The air carries a faint sweetness along the South Platte, where narrowleaf willows line the water's edge in dense stands. Their slender branches hold clusters of pale yellow catkins, each one heavy with pollen that dusts your fingers if you brush against them. The morning light catches these flower spikes like tiny lanterns, and the sound of running water mixes with a deeper hum.
Narrowleaf willow (Salix exigua) releases its pollen now, in late spring, when the days have warmed but the nights still hold coolness. These willows are dioecious, meaning individual trees produce either male or female flowers, never both.

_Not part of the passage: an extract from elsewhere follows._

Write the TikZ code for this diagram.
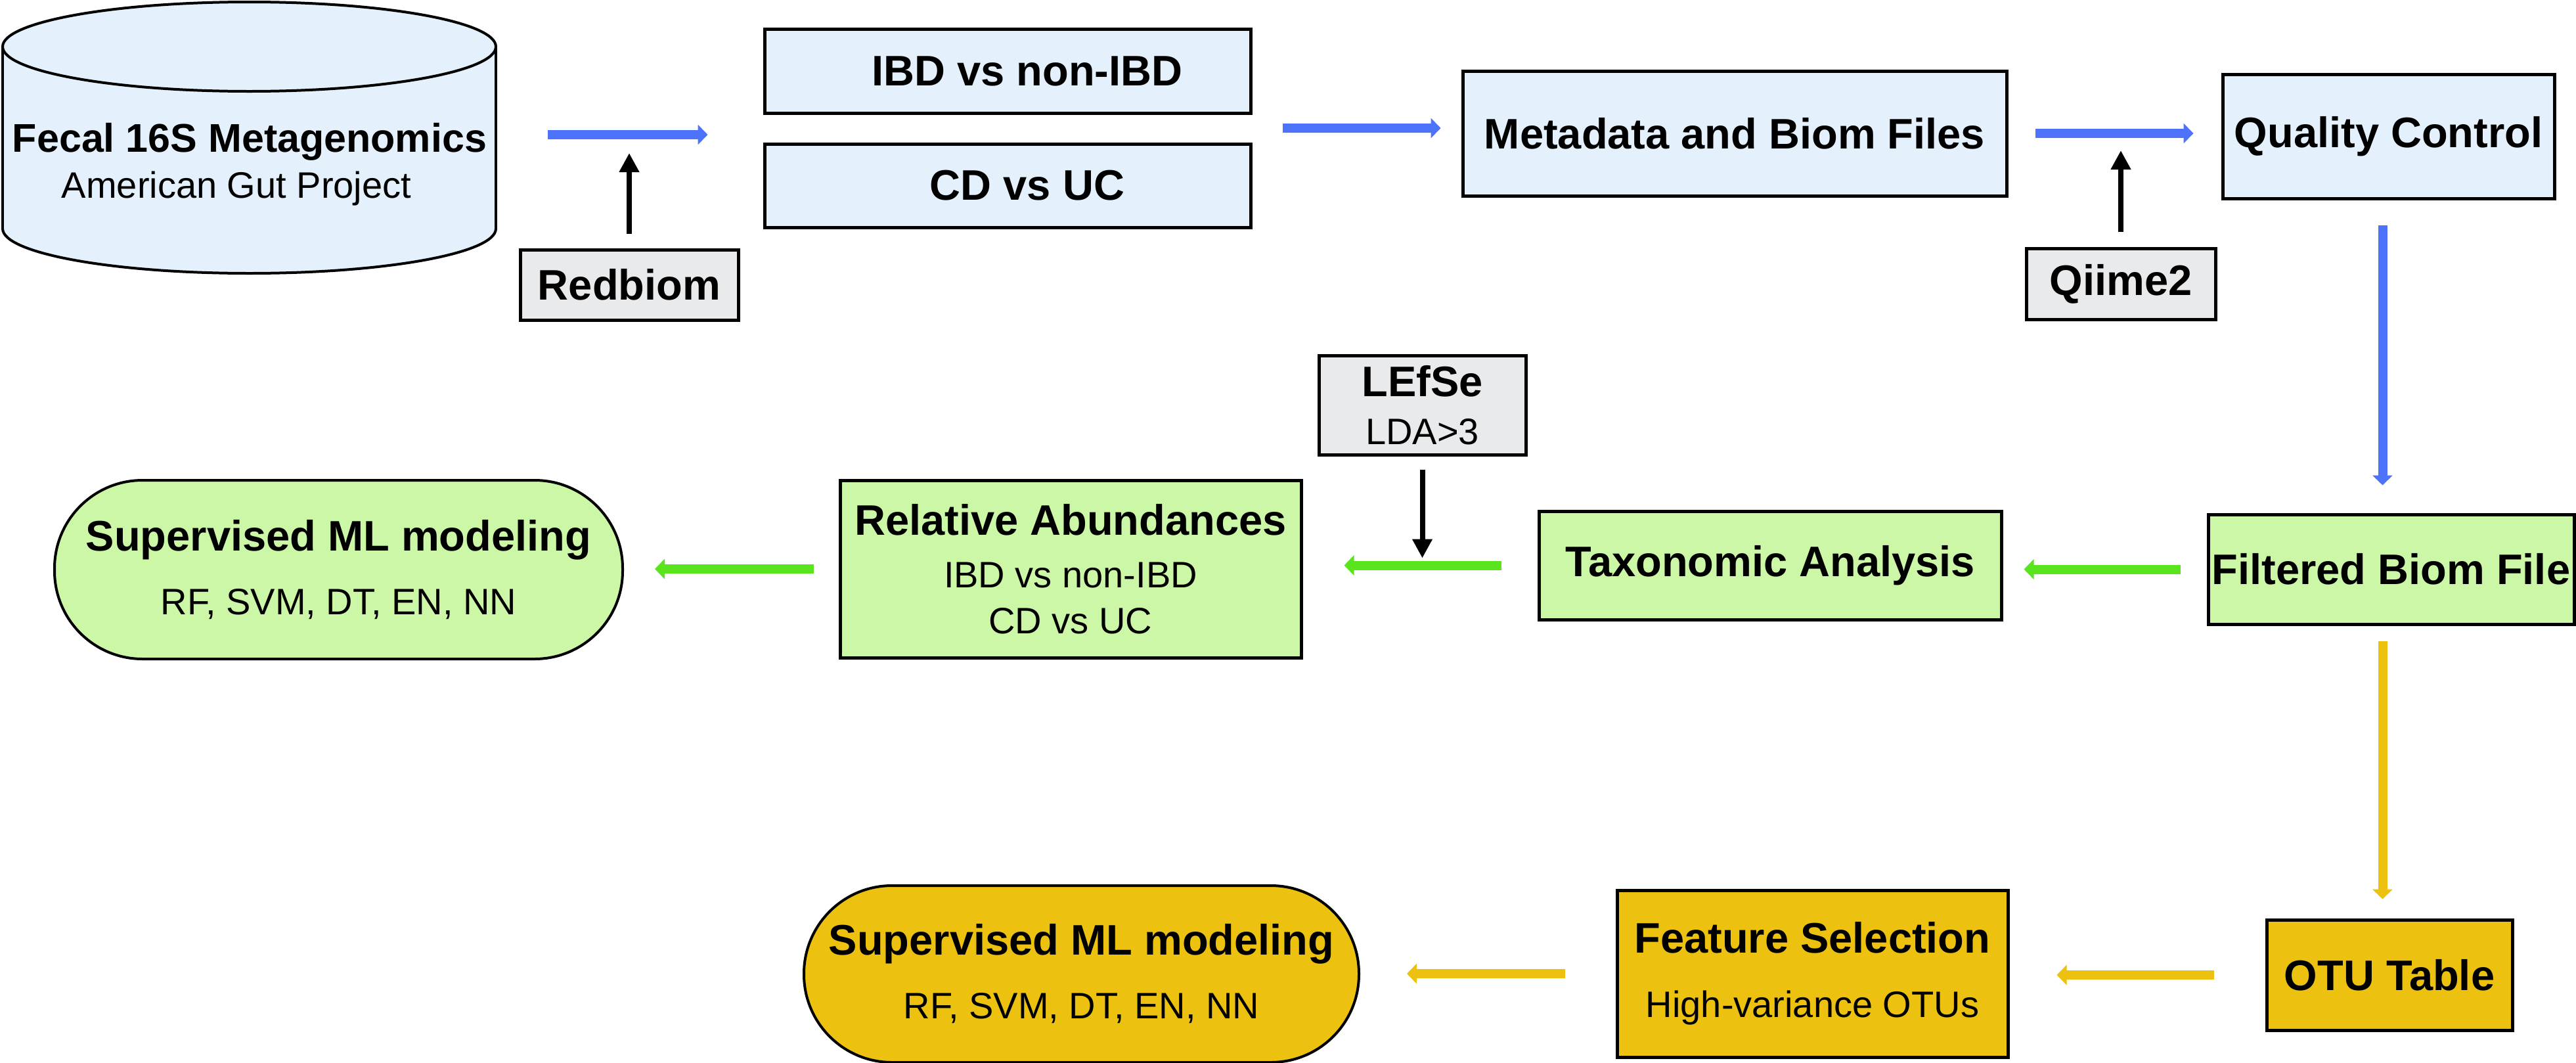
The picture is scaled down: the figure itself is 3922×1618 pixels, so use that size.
\documentclass[tikz,border=0pt]{standalone}
\usepackage{fontspec}
\setmainfont{Liberation Sans}
\usetikzlibrary{arrows.meta,calc}
\definecolor{lightblue}{HTML}{E4F0FB}
\definecolor{lightgray2}{HTML}{E9EAEC}
\definecolor{lightgreen}{HTML}{CBF7A7}
\definecolor{gold}{HTML}{EDC10F}
\definecolor{arrowblue}{HTML}{4D73FA}
\definecolor{arrowgreen}{HTML}{5AE41E}
\newcommand{\subtxt}[1]{{\fontsize{14}{17.5}\selectfont\mdseries #1}}
\begin{document}
\begin{tikzpicture}[x=0.25pt,y=-0.25pt,
  box/.style={draw=black,line width=1.25pt,inner sep=0pt,align=center,
    font=\fontsize{16.25}{17.5}\selectfont\bfseries},
  bluebox/.style={box,fill=lightblue},
  graybox/.style={box,fill=lightgray2},
  greenbox/.style={box,fill=lightgreen},
  goldbox/.style={box,fill=gold},
  pill/.style={box,line width=1pt,rounded corners=33.5pt},
  flow/.style={line width=3.5pt,-{Triangle[width=7.5pt,length=3.75pt]}},
  bflow/.style={flow,draw=arrowblue,arrowblue},
  gflow/.style={flow,draw=arrowgreen,arrowgreen},
  yflow/.style={flow,draw=gold,gold},
  karrow/.style={line width=2pt,draw=black,-{Triangle[width=7.25pt,length=7.25pt]}}
]
\fill[white] (0,0) rectangle (3922,1618);
\useasboundingbox (0,0) rectangle (3922,1618);

% cylinder
\filldraw[fill=lightblue,line width=1pt] (379.5,348) ellipse [x radius=93.875pt, y radius=17pt];
\fill[lightblue] (4,71) rectangle (755,348);
\draw[line width=1pt] (4,71) -- (4,348) (755,71) -- (755,348);
\filldraw[fill=lightblue,line width=1pt] (379.5,71) ellipse [x radius=93.875pt, y radius=17pt];
\node[inner sep=0pt,minimum width=187.75pt,minimum height=100pt] (cyl) at (379.5,205) {};
\node[align=center,inner sep=0pt,font=\fontsize{15.25}{17.5}\selectfont] (cyltext) at (380,250)
  {\bfseries Fecal 16S Metagenomics\\\subtxt{American Gut Project\hspace*{10pt}}};

% row 1
\node[bluebox,minimum width=185pt,minimum height=32pt] (ibd) at (1534,108) {\hspace*{15pt}IBD vs non-IBD};
\node[bluebox,minimum width=185pt,minimum height=31.75pt] (cd) at (1534,282.5) {\hspace*{15pt}CD vs UC};
\node[graybox,minimum width=83pt,minimum height=26.75pt] (redbiom) at (958,433.5) {Redbiom};
\node[bluebox,minimum width=207pt,minimum height=47.5pt] (meta) at (2641,203) {Metadata and Biom Files};
\node[graybox,minimum width=72pt,minimum height=27pt] (qiime) at (3229,432) {Qiime2};
\node[bluebox,minimum width=126.25pt,minimum height=47.25pt] (qc) at (3636.5,207.5) {Quality Control};

% row 2
\node[greenbox,minimum width=139.25pt,minimum height=41.75pt] (filtered) at (3640.5,866.5) {Filtered Biom File};
\node[greenbox,minimum width=176pt,minimum height=41.25pt] (taxo) at (2695,860.5) {Taxonomic Analysis};
\node[graybox,minimum width=78.75pt,minimum height=37.75pt] (lefse) at (2165.5,616.5) {LEfSe\\[0.75pt]\subtxt{LDA>3}};
\node[greenbox,minimum width=175.5pt,minimum height=67.5pt] (relab) at (1630,866)
  {Relative Abundances\\[2.5pt]\subtxt{IBD vs non-IBD}\\\subtxt{CD vs UC}};
\node[pill,fill=lightgreen,minimum width=216.25pt,minimum height=68pt] (sml1) at (515.5,867)
  {Supervised ML modeling\\[6.75pt]\subtxt{RF, SVM, DT, EN, NN}};

% row 3
\node[goldbox,minimum width=93.5pt,minimum height=42pt] (otu) at (3638,1484) {OTU Table};
\node[goldbox,minimum width=148.75pt,minimum height=63.5pt] (feat) at (2759.5,1482)
  {Feature Selection\\[7pt]\subtxt{High-variance OTUs}};
\node[pill,fill=gold,minimum width=211.25pt,minimum height=67.25pt] (sml2) at (1646.5,1482.5)
  {Supervised ML modeling\\[6.75pt]\subtxt{RF, SVM, DT, EN, NN}};

% connectors
\draw[bflow,shorten <=19.5pt,shorten >=21pt] (cyl.east) -- (cyl.east -| cd.west);
\draw[karrow,shorten <=5.5pt,shorten >=7pt] (redbiom.north) -- (redbiom.north |- cyl.east);
\coordinate (m2) at ([yshift=2pt]meta.west);
\draw[bflow,shorten <=11.5pt,shorten >=7.75pt] (m2 -| cd.east) -- (m2);
\draw[bflow,shorten <=10.25pt,shorten >=10.5pt] (meta.east) -- (meta.east -| qc.west);
\draw[karrow,shorten <=5.75pt,shorten >=6.5pt] (qiime.north) -- (qiime.north |- meta.east);
\coordinate (v1) at ([xshift=-2.25pt]qc.south);
\draw[bflow,shorten <=9.5pt,shorten >=10.5pt] (v1) -- (v1 |- filtered.north);
\draw[gflow,shorten <=10pt,shorten >=8pt] (filtered.west) -- (filtered.west -| taxo.east);
\draw[gflow,shorten <=13.75pt,shorten >=15.75pt] (taxo.west) -- (taxo.west -| relab.east);
\draw[karrow,shorten <=5pt,shorten >=2.75pt] (lefse.south) -- (lefse.south |- taxo.west);
\draw[gflow,shorten <=9.5pt,shorten >=11.75pt] (relab.west) -- (relab.west -| sml1.east);
\coordinate (v2) at ([xshift=-3.25pt]filtered.south);
\draw[yflow,shorten <=5.75pt,shorten >=7.25pt] (v2) -- (v2 |- otu.north);
\draw[yflow,shorten <=19.5pt,shorten >=18pt] (otu.west) -- (otu.west -| feat.east);
\draw[yflow,shorten <=19.25pt,shorten >=17.75pt] (feat.west) -- (feat.west -| sml2.east);
\end{tikzpicture}
\end{document}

The male trees bear the showy catkins that release clouds of yellow pollen into the air. Female trees hold smaller, greener catkins that will develop into the cotton-like seeds that drift on summer breezes. This separation means the willows depend entirely on others to move pollen between trees. They have evolved not for wind pollination, as many assume, but for insects.
The hum grows louder as you approach the flowering branches. Golden Northern Bumble Bees (Bombus fervidus) work the catkins methodically, their bodies coated in yellow dust. These threatened native bees emerge from winter dormancy precisely when the willows bloom, a synchrony refined over thousands of springs. The queens, heavy with eggs, need protein-rich pollen to develop their ovaries and establish new colonies. Worker bees gather both pollen and nectar, packing the pollen into specialized baskets on their hind legs. Nevada Bumble Bees (Bombus nevadensis) join them, smaller but equally determined, their black bodies striped with yellow bands that distinguish them from their golden cousins. Both species have declined dramatically across Colorado, making their presence here along the South Platte increasingly precious.
The willows offer abundant rewards. A single male catkin can produce millions of pollen grains, and each tree bears hundreds of catkins. The nectar flows freely in the cool morning hours, before the heat of midday slows production. The bees visit flower after flower, inadvertently carrying pollen between male and female trees. This relationship benefits both partners: the bees gain the season's first major nectar and pollen source, while the willows achieve the cross-pollination necessary for genetic diversity in their offspring. The timing is critical. Too early, and late frosts can damage the flowers. Too late, and the bees have moved on to other blooming plants. But when the synchrony holds, as it does this morning, the partnership flourishes. The invasive Western Honey Bees (Apis mellifera) also work these flowers, but they lack the specialized relationship that native bees have developed with native willows over evolutionary time.
Close your eyes and listen to the layers of sound: water moving over stones, leaves rustling in the breeze that carries the scent of willow pollen, and underneath it all, the steady drone of bees at work. When you open them, watch how the morning light illuminates each grain of pollen as it transfers from flower to bee to flower, a exchange as old as this riparian corridor itself.